Step 1: Determine Your Eligibility
To be eligible for Social Security benefits, you need to have earned at least 40 Social Security credits. This equates to working and paying Social Security taxes for at least ten years. Make sure you meet this requirement before proceeding with the calculations.
Step 2: Obtain Your Earnings Record
Your benefits are calculated based on your lifetime earnings, adjusted for inflation. You can obtain your earnings record by creating an account on the SSA website at www.ssa.gov/myaccount/. Once logged in, you can access and review your annual earnings history.
Step 3: Identify Your 35 Highest Earning Years
Only your highest-earning 35 years factor into the benefits calculation. Identify these years from your earnings record and sum the earnings up.
Step 4: Calculate Your Average Indexed Monthly Earnings (AIME)
Take the total amount from Step 3 and divide it by 420 (the number of months in 35 years). This will give you your Average Indexed Monthly Earnings (AIME).
Step 5: Calculate Your PIA – Primary Insurance Amount
Now it’s time to find out your Primary Insurance Amount (PIA), which is the base for calculating your Social Security benefits. The PIA calculation involves three fixed percentages applied to portions of AIME, known as “bend points.” Bend points are adjusted annually for inflation and can be found on the SSA website.
Using the bend points for the year you turn 62 as an example:
– Take 90% of the first $996 of your AIME.
– Take 32% of the amount between $996 and $6,002.
– Take 15% of the amount over $6,002.
Add these three amounts to find your PIA.
Step 6: Factor in Your Retirement Age
Your benefits may be adjusted based on when you claim them.
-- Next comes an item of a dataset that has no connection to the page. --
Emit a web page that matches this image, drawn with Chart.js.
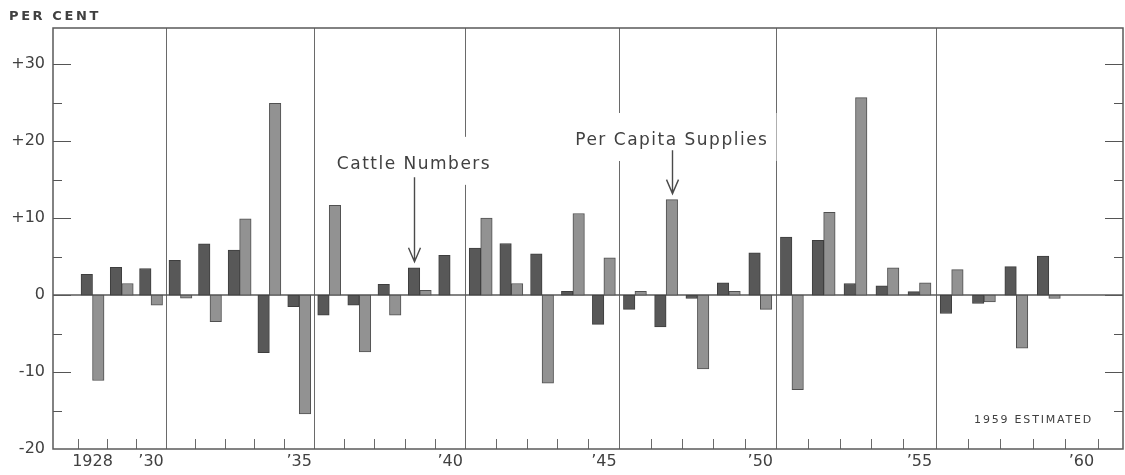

If you retire at your Full Retirement Age (FRA), which is currently between 66 and 67 depending on your birth year, you will receive your full PIA as a monthly benefit. If you retire early (as early as age 62), your benefits will be reduced. However, if you delay retirement beyond your FRA (up to age 70), your benefits will increase.
Conclusion:
Calculating your Social Security benefits can help you determine your expected retirement income and plan accordingly. Keep in mind that these calculations provide an estimate, and factors like inflation or changes in legislation may affect the final benefit amount. It is always a good practice to consult a financial advisor or use the tools provided on the SSA website for a more accurate estimate of your Social Security benefits.